> **Instructions for the task**
Copy each line exactly. Drop every picture.
>>>>>
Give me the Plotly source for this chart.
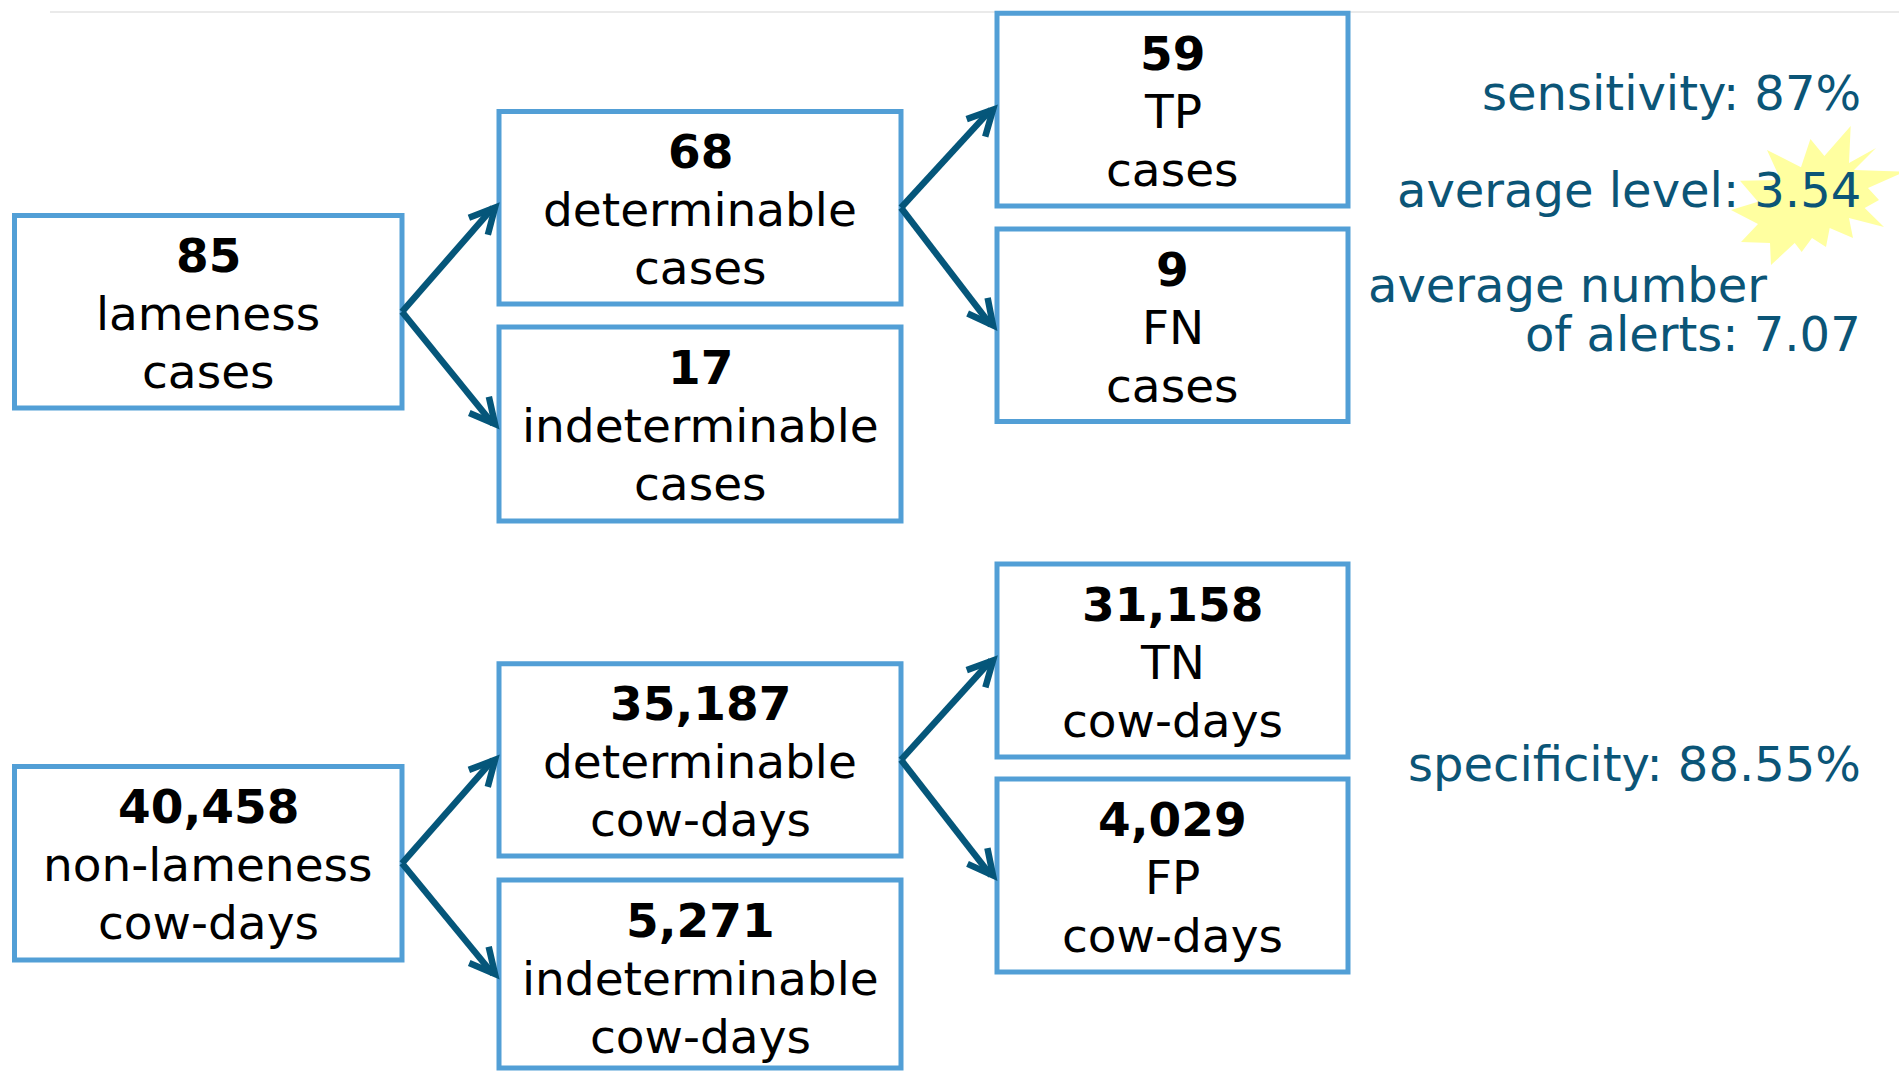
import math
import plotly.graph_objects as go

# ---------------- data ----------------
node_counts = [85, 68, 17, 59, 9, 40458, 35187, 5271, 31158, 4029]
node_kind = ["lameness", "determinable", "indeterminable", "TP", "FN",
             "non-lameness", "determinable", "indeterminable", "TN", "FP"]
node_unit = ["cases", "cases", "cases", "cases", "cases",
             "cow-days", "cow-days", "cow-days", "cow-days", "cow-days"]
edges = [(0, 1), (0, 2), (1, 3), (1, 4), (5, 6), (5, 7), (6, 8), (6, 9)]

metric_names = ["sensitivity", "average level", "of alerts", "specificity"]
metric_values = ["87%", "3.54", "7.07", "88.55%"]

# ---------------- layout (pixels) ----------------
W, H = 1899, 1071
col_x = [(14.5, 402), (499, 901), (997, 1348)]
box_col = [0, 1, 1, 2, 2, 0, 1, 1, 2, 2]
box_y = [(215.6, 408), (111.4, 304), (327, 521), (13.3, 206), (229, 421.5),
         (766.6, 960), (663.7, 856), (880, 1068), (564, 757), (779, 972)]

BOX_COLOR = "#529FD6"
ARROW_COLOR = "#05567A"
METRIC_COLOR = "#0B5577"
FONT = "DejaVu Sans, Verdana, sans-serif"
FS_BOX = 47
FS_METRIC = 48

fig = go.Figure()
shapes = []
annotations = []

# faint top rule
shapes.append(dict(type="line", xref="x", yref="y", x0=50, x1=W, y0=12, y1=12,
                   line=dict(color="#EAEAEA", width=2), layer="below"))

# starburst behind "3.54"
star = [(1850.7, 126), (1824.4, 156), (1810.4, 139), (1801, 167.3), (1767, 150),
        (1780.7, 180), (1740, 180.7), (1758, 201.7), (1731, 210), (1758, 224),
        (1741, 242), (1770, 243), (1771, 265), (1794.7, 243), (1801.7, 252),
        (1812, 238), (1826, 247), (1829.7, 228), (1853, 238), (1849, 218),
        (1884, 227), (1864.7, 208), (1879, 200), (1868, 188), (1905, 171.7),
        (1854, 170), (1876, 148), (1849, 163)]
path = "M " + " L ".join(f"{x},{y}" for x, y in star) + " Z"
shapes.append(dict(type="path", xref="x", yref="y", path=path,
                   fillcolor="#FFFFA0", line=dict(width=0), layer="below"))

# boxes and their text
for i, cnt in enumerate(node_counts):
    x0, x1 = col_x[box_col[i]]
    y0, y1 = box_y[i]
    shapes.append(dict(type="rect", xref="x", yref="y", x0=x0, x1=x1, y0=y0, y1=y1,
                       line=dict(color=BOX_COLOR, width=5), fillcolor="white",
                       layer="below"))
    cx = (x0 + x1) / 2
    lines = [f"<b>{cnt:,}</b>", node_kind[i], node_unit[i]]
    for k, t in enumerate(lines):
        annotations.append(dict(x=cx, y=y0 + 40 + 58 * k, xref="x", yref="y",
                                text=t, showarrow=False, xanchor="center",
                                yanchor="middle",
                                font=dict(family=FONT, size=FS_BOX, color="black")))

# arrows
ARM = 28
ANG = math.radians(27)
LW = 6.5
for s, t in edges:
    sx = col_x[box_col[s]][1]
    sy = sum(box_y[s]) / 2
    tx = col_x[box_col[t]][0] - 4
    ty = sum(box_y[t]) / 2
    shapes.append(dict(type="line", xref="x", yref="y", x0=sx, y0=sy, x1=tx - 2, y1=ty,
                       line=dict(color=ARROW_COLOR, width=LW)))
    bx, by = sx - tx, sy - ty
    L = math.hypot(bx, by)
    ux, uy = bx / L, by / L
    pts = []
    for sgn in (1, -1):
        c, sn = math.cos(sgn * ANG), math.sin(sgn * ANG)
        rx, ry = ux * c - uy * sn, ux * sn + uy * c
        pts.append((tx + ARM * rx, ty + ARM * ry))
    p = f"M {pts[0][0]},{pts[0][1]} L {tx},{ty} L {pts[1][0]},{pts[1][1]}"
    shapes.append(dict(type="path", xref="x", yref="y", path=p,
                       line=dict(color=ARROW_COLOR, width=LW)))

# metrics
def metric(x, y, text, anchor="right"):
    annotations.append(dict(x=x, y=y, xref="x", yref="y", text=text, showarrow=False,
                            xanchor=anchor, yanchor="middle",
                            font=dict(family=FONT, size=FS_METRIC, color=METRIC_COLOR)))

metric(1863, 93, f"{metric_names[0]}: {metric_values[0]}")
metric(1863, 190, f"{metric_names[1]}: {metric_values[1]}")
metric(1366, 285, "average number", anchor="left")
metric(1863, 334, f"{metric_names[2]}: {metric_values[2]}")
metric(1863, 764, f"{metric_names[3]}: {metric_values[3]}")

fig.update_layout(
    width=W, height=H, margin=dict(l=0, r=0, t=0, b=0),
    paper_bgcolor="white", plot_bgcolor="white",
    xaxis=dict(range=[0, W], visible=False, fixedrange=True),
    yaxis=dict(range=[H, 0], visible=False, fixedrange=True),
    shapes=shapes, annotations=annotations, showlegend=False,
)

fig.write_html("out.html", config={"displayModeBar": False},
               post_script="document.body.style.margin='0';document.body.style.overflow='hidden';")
<<<<<
> **Answer to this task**
Give me the Plotly source for this chart.
import math
import plotly.graph_objects as go

# ---------------- data ----------------
node_counts = [85, 68, 17, 59, 9, 40458, 35187, 5271, 31158, 4029]
node_kind = ["lameness", "determinable", "indeterminable", "TP", "FN",
             "non-lameness", "determinable", "indeterminable", "TN", "FP"]
node_unit = ["cases", "cases", "cases", "cases", "cases",
             "cow-days", "cow-days", "cow-days", "cow-days", "cow-days"]
edges = [(0, 1), (0, 2), (1, 3), (1, 4), (5, 6), (5, 7), (6, 8), (6, 9)]

metric_names = ["sensitivity", "average level", "of alerts", "specificity"]
metric_values = ["87%", "3.54", "7.07", "88.55%"]

# ---------------- layout (pixels) ----------------
W, H = 1899, 1071
col_x = [(14.5, 402), (499, 901), (997, 1348)]
box_col = [0, 1, 1, 2, 2, 0, 1, 1, 2, 2]
box_y = [(215.6, 408), (111.4, 304), (327, 521), (13.3, 206), (229, 421.5),
         (766.6, 960), (663.7, 856), (880, 1068), (564, 757), (779, 972)]

BOX_COLOR = "#529FD6"
ARROW_COLOR = "#05567A"
METRIC_COLOR = "#0B5577"
FONT = "DejaVu Sans, Verdana, sans-serif"
FS_BOX = 47
FS_METRIC = 48

fig = go.Figure()
shapes = []
annotations = []

# faint top rule
shapes.append(dict(type="line", xref="x", yref="y", x0=50, x1=W, y0=12, y1=12,
                   line=dict(color="#EAEAEA", width=2), layer="below"))

# starburst behind "3.54"
star = [(1850.7, 126), (1824.4, 156), (1810.4, 139), (1801, 167.3), (1767, 150),
        (1780.7, 180), (1740, 180.7), (1758, 201.7), (1731, 210), (1758, 224),
        (1741, 242), (1770, 243), (1771, 265), (1794.7, 243), (1801.7, 252),
        (1812, 238), (1826, 247), (1829.7, 228), (1853, 238), (1849, 218),
        (1884, 227), (1864.7, 208), (1879, 200), (1868, 188), (1905, 171.7),
        (1854, 170), (1876, 148), (1849, 163)]
path = "M " + " L ".join(f"{x},{y}" for x, y in star) + " Z"
shapes.append(dict(type="path", xref="x", yref="y", path=path,
                   fillcolor="#FFFFA0", line=dict(width=0), layer="below"))

# boxes and their text
for i, cnt in enumerate(node_counts):
    x0, x1 = col_x[box_col[i]]
    y0, y1 = box_y[i]
    shapes.append(dict(type="rect", xref="x", yref="y", x0=x0, x1=x1, y0=y0, y1=y1,
                       line=dict(color=BOX_COLOR, width=5), fillcolor="white",
                       layer="below"))
    cx = (x0 + x1) / 2
    lines = [f"<b>{cnt:,}</b>", node_kind[i], node_unit[i]]
    for k, t in enumerate(lines):
        annotations.append(dict(x=cx, y=y0 + 40 + 58 * k, xref="x", yref="y",
                                text=t, showarrow=False, xanchor="center",
                                yanchor="middle",
                                font=dict(family=FONT, size=FS_BOX, color="black")))

# arrows
ARM = 28
ANG = math.radians(27)
LW = 6.5
for s, t in edges:
    sx = col_x[box_col[s]][1]
    sy = sum(box_y[s]) / 2
    tx = col_x[box_col[t]][0] - 4
    ty = sum(box_y[t]) / 2
    shapes.append(dict(type="line", xref="x", yref="y", x0=sx, y0=sy, x1=tx - 2, y1=ty,
                       line=dict(color=ARROW_COLOR, width=LW)))
    bx, by = sx - tx, sy - ty
    L = math.hypot(bx, by)
    ux, uy = bx / L, by / L
    pts = []
    for sgn in (1, -1):
        c, sn = math.cos(sgn * ANG), math.sin(sgn * ANG)
        rx, ry = ux * c - uy * sn, ux * sn + uy * c
        pts.append((tx + ARM * rx, ty + ARM * ry))
    p = f"M {pts[0][0]},{pts[0][1]} L {tx},{ty} L {pts[1][0]},{pts[1][1]}"
    shapes.append(dict(type="path", xref="x", yref="y", path=p,
                       line=dict(color=ARROW_COLOR, width=LW)))

# metrics
def metric(x, y, text, anchor="right"):
    annotations.append(dict(x=x, y=y, xref="x", yref="y", text=text, showarrow=False,
                            xanchor=anchor, yanchor="middle",
                            font=dict(family=FONT, size=FS_METRIC, color=METRIC_COLOR)))

metric(1863, 93, f"{metric_names[0]}: {metric_values[0]}")
metric(1863, 190, f"{metric_names[1]}: {metric_values[1]}")
metric(1366, 285, "average number", anchor="left")
metric(1863, 334, f"{metric_names[2]}: {metric_values[2]}")
metric(1863, 764, f"{metric_names[3]}: {metric_values[3]}")

fig.update_layout(
    width=W, height=H, margin=dict(l=0, r=0, t=0, b=0),
    paper_bgcolor="white", plot_bgcolor="white",
    xaxis=dict(range=[0, W], visible=False, fixedrange=True),
    yaxis=dict(range=[H, 0], visible=False, fixedrange=True),
    shapes=shapes, annotations=annotations, showlegend=False,
)

fig.write_html("out.html", config={"displayModeBar": False},
               post_script="document.body.style.margin='0';document.body.style.overflow='hidden';")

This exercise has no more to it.